Objective:
Give every line again exactly as it appears, please, but not the pictures.

Supplied data:
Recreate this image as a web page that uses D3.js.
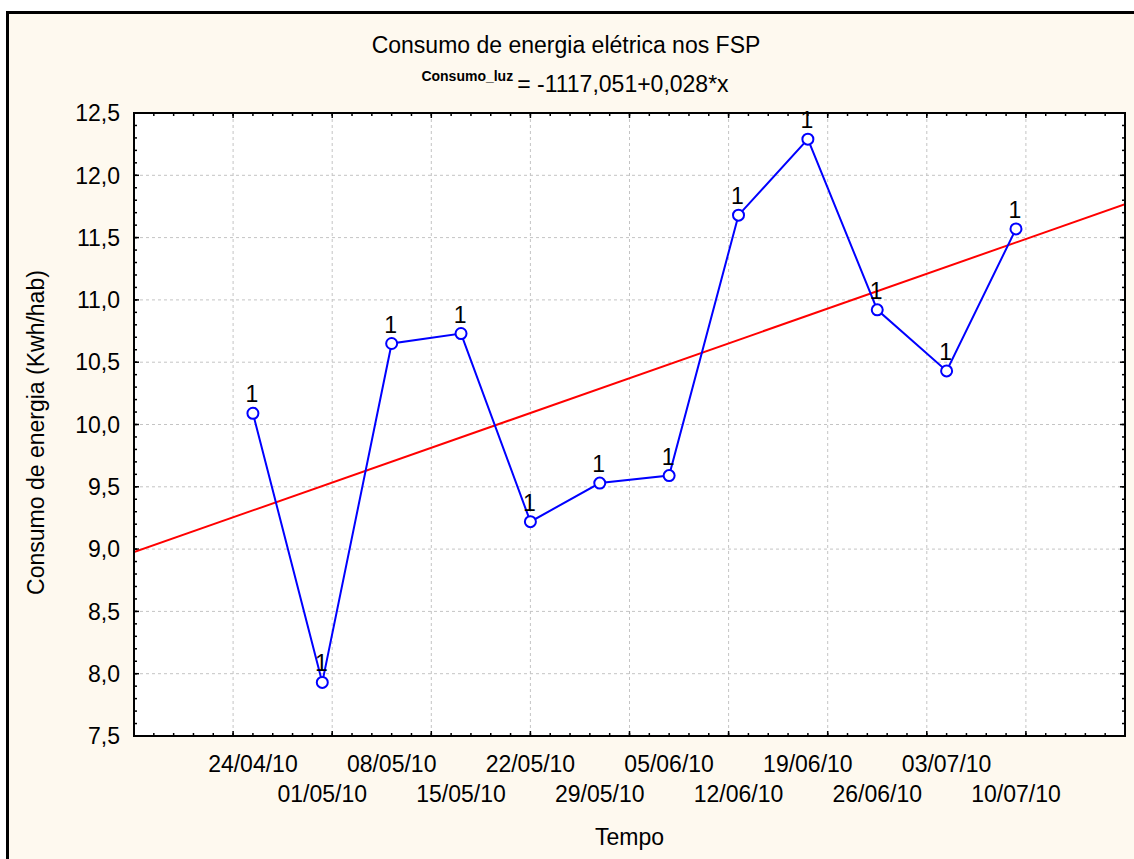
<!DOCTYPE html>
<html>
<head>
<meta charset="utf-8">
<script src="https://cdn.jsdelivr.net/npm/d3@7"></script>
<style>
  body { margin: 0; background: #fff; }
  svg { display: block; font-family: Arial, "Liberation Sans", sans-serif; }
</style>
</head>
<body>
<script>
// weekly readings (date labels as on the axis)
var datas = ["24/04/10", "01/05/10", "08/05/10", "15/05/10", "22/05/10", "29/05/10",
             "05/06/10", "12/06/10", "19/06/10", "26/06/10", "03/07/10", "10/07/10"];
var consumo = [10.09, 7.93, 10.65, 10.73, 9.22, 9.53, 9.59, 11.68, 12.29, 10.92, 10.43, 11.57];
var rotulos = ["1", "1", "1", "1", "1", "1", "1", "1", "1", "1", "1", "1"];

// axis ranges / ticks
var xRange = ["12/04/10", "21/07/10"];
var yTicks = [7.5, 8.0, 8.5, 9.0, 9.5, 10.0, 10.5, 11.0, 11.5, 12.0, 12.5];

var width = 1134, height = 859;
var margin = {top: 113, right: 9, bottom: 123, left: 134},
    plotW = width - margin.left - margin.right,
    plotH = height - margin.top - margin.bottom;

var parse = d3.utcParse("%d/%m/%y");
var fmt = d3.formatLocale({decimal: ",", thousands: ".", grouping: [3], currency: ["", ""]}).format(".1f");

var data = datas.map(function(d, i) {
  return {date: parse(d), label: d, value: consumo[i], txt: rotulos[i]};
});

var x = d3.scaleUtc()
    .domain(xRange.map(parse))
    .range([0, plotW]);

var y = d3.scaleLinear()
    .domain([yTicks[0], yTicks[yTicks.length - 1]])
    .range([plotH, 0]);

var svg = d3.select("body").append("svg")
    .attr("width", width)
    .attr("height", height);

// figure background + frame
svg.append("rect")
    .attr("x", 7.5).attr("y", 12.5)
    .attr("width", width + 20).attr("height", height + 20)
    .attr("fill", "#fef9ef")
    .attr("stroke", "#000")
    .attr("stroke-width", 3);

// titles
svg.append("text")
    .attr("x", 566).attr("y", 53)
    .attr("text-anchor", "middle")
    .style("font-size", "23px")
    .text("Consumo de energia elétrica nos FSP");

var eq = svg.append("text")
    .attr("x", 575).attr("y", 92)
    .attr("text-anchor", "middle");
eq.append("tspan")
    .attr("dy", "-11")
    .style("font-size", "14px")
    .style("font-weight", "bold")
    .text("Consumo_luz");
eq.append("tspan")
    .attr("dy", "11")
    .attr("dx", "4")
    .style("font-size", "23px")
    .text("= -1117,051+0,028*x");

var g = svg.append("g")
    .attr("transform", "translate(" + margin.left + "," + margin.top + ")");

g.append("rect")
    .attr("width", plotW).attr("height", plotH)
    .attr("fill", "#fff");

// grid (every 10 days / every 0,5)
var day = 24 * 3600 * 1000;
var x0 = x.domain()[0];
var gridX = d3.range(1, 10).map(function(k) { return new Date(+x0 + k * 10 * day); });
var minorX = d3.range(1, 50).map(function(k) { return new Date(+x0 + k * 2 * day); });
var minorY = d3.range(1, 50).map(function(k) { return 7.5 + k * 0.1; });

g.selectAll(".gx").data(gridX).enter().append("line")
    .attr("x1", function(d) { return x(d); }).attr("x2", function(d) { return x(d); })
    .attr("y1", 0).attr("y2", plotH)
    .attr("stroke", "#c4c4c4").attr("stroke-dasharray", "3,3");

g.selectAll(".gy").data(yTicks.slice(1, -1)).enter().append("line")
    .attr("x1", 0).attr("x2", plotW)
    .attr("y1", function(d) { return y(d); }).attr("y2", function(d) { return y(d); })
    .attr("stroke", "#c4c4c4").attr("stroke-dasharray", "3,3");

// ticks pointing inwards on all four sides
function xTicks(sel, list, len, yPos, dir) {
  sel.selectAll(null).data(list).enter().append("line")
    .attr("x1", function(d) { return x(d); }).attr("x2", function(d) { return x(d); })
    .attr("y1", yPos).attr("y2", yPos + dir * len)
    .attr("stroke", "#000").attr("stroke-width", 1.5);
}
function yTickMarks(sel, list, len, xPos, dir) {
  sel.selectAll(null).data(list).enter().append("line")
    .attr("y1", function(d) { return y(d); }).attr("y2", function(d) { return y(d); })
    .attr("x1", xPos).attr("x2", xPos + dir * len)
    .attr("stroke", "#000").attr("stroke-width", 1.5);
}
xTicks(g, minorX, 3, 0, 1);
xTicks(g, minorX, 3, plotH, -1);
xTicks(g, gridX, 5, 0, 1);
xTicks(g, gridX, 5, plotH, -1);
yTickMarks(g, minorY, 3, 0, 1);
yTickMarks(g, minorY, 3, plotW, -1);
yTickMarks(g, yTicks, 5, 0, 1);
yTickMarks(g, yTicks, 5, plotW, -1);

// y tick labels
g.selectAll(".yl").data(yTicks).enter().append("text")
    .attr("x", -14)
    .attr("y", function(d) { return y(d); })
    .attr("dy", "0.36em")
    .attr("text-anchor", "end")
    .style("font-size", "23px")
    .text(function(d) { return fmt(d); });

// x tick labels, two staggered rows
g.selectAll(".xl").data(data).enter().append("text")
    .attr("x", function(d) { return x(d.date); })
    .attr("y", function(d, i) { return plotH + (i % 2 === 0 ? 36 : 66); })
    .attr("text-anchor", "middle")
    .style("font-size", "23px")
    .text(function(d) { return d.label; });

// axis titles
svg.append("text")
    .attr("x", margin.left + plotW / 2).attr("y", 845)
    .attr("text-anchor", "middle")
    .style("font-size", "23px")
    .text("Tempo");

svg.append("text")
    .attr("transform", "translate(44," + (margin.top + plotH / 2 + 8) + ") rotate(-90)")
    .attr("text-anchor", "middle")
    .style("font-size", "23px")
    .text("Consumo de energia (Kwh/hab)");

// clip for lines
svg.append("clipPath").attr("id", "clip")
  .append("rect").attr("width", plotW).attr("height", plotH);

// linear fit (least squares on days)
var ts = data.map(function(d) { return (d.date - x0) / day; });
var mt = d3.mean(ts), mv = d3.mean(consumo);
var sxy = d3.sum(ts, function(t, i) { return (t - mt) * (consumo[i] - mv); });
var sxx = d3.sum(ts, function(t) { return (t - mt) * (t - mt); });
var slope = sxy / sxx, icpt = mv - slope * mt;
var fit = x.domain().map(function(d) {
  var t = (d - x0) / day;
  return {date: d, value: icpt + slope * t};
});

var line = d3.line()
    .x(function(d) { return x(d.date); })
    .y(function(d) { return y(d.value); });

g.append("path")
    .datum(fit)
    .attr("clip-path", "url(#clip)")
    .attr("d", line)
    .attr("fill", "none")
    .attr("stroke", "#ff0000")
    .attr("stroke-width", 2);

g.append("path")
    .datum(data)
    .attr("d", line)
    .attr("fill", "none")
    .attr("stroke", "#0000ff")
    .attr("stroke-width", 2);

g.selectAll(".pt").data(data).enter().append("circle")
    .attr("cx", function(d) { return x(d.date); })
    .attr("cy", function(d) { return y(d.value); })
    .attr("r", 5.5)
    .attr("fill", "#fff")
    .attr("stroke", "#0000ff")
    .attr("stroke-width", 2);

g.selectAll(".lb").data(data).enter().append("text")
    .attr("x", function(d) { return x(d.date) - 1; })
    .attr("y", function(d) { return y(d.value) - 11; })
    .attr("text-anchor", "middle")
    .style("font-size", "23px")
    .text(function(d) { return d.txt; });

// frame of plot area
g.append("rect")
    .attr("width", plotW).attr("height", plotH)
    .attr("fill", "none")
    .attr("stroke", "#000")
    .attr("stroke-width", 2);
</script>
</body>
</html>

The reply:
Recreate this image as a web page that uses D3.js.
<!DOCTYPE html>
<html>
<head>
<meta charset="utf-8">
<script src="https://cdn.jsdelivr.net/npm/d3@7"></script>
<style>
  body { margin: 0; background: #fff; }
  svg { display: block; font-family: Arial, "Liberation Sans", sans-serif; }
</style>
</head>
<body>
<script>
// weekly readings (date labels as on the axis)
var datas = ["24/04/10", "01/05/10", "08/05/10", "15/05/10", "22/05/10", "29/05/10",
             "05/06/10", "12/06/10", "19/06/10", "26/06/10", "03/07/10", "10/07/10"];
var consumo = [10.09, 7.93, 10.65, 10.73, 9.22, 9.53, 9.59, 11.68, 12.29, 10.92, 10.43, 11.57];
var rotulos = ["1", "1", "1", "1", "1", "1", "1", "1", "1", "1", "1", "1"];

// axis ranges / ticks
var xRange = ["12/04/10", "21/07/10"];
var yTicks = [7.5, 8.0, 8.5, 9.0, 9.5, 10.0, 10.5, 11.0, 11.5, 12.0, 12.5];

var width = 1134, height = 859;
var margin = {top: 113, right: 9, bottom: 123, left: 134},
    plotW = width - margin.left - margin.right,
    plotH = height - margin.top - margin.bottom;

var parse = d3.utcParse("%d/%m/%y");
var fmt = d3.formatLocale({decimal: ",", thousands: ".", grouping: [3], currency: ["", ""]}).format(".1f");

var data = datas.map(function(d, i) {
  return {date: parse(d), label: d, value: consumo[i], txt: rotulos[i]};
});

var x = d3.scaleUtc()
    .domain(xRange.map(parse))
    .range([0, plotW]);

var y = d3.scaleLinear()
    .domain([yTicks[0], yTicks[yTicks.length - 1]])
    .range([plotH, 0]);

var svg = d3.select("body").append("svg")
    .attr("width", width)
    .attr("height", height);

// figure background + frame
svg.append("rect")
    .attr("x", 7.5).attr("y", 12.5)
    .attr("width", width + 20).attr("height", height + 20)
    .attr("fill", "#fef9ef")
    .attr("stroke", "#000")
    .attr("stroke-width", 3);

// titles
svg.append("text")
    .attr("x", 566).attr("y", 53)
    .attr("text-anchor", "middle")
    .style("font-size", "23px")
    .text("Consumo de energia elétrica nos FSP");

var eq = svg.append("text")
    .attr("x", 575).attr("y", 92)
    .attr("text-anchor", "middle");
eq.append("tspan")
    .attr("dy", "-11")
    .style("font-size", "14px")
    .style("font-weight", "bold")
    .text("Consumo_luz");
eq.append("tspan")
    .attr("dy", "11")
    .attr("dx", "4")
    .style("font-size", "23px")
    .text("= -1117,051+0,028*x");

var g = svg.append("g")
    .attr("transform", "translate(" + margin.left + "," + margin.top + ")");

g.append("rect")
    .attr("width", plotW).attr("height", plotH)
    .attr("fill", "#fff");

// grid (every 10 days / every 0,5)
var day = 24 * 3600 * 1000;
var x0 = x.domain()[0];
var gridX = d3.range(1, 10).map(function(k) { return new Date(+x0 + k * 10 * day); });
var minorX = d3.range(1, 50).map(function(k) { return new Date(+x0 + k * 2 * day); });
var minorY = d3.range(1, 50).map(function(k) { return 7.5 + k * 0.1; });

g.selectAll(".gx").data(gridX).enter().append("line")
    .attr("x1", function(d) { return x(d); }).attr("x2", function(d) { return x(d); })
    .attr("y1", 0).attr("y2", plotH)
    .attr("stroke", "#c4c4c4").attr("stroke-dasharray", "3,3");

g.selectAll(".gy").data(yTicks.slice(1, -1)).enter().append("line")
    .attr("x1", 0).attr("x2", plotW)
    .attr("y1", function(d) { return y(d); }).attr("y2", function(d) { return y(d); })
    .attr("stroke", "#c4c4c4").attr("stroke-dasharray", "3,3");

// ticks pointing inwards on all four sides
function xTicks(sel, list, len, yPos, dir) {
  sel.selectAll(null).data(list).enter().append("line")
    .attr("x1", function(d) { return x(d); }).attr("x2", function(d) { return x(d); })
    .attr("y1", yPos).attr("y2", yPos + dir * len)
    .attr("stroke", "#000").attr("stroke-width", 1.5);
}
function yTickMarks(sel, list, len, xPos, dir) {
  sel.selectAll(null).data(list).enter().append("line")
    .attr("y1", function(d) { return y(d); }).attr("y2", function(d) { return y(d); })
    .attr("x1", xPos).attr("x2", xPos + dir * len)
    .attr("stroke", "#000").attr("stroke-width", 1.5);
}
xTicks(g, minorX, 3, 0, 1);
xTicks(g, minorX, 3, plotH, -1);
xTicks(g, gridX, 5, 0, 1);
xTicks(g, gridX, 5, plotH, -1);
yTickMarks(g, minorY, 3, 0, 1);
yTickMarks(g, minorY, 3, plotW, -1);
yTickMarks(g, yTicks, 5, 0, 1);
yTickMarks(g, yTicks, 5, plotW, -1);

// y tick labels
g.selectAll(".yl").data(yTicks).enter().append("text")
    .attr("x", -14)
    .attr("y", function(d) { return y(d); })
    .attr("dy", "0.36em")
    .attr("text-anchor", "end")
    .style("font-size", "23px")
    .text(function(d) { return fmt(d); });

// x tick labels, two staggered rows
g.selectAll(".xl").data(data).enter().append("text")
    .attr("x", function(d) { return x(d.date); })
    .attr("y", function(d, i) { return plotH + (i % 2 === 0 ? 36 : 66); })
    .attr("text-anchor", "middle")
    .style("font-size", "23px")
    .text(function(d) { return d.label; });

// axis titles
svg.append("text")
    .attr("x", margin.left + plotW / 2).attr("y", 845)
    .attr("text-anchor", "middle")
    .style("font-size", "23px")
    .text("Tempo");

svg.append("text")
    .attr("transform", "translate(44," + (margin.top + plotH / 2 + 8) + ") rotate(-90)")
    .attr("text-anchor", "middle")
    .style("font-size", "23px")
    .text("Consumo de energia (Kwh/hab)");

// clip for lines
svg.append("clipPath").attr("id", "clip")
  .append("rect").attr("width", plotW).attr("height", plotH);

// linear fit (least squares on days)
var ts = data.map(function(d) { return (d.date - x0) / day; });
var mt = d3.mean(ts), mv = d3.mean(consumo);
var sxy = d3.sum(ts, function(t, i) { return (t - mt) * (consumo[i] - mv); });
var sxx = d3.sum(ts, function(t) { return (t - mt) * (t - mt); });
var slope = sxy / sxx, icpt = mv - slope * mt;
var fit = x.domain().map(function(d) {
  var t = (d - x0) / day;
  return {date: d, value: icpt + slope * t};
});

var line = d3.line()
    .x(function(d) { return x(d.date); })
    .y(function(d) { return y(d.value); });

g.append("path")
    .datum(fit)
    .attr("clip-path", "url(#clip)")
    .attr("d", line)
    .attr("fill", "none")
    .attr("stroke", "#ff0000")
    .attr("stroke-width", 2);

g.append("path")
    .datum(data)
    .attr("d", line)
    .attr("fill", "none")
    .attr("stroke", "#0000ff")
    .attr("stroke-width", 2);

g.selectAll(".pt").data(data).enter().append("circle")
    .attr("cx", function(d) { return x(d.date); })
    .attr("cy", function(d) { return y(d.value); })
    .attr("r", 5.5)
    .attr("fill", "#fff")
    .attr("stroke", "#0000ff")
    .attr("stroke-width", 2);

g.selectAll(".lb").data(data).enter().append("text")
    .attr("x", function(d) { return x(d.date) - 1; })
    .attr("y", function(d) { return y(d.value) - 11; })
    .attr("text-anchor", "middle")
    .style("font-size", "23px")
    .text(function(d) { return d.txt; });

// frame of plot area
g.append("rect")
    .attr("width", plotW).attr("height", plotH)
    .attr("fill", "none")
    .attr("stroke", "#000")
    .attr("stroke-width", 2);
</script>
</body>
</html>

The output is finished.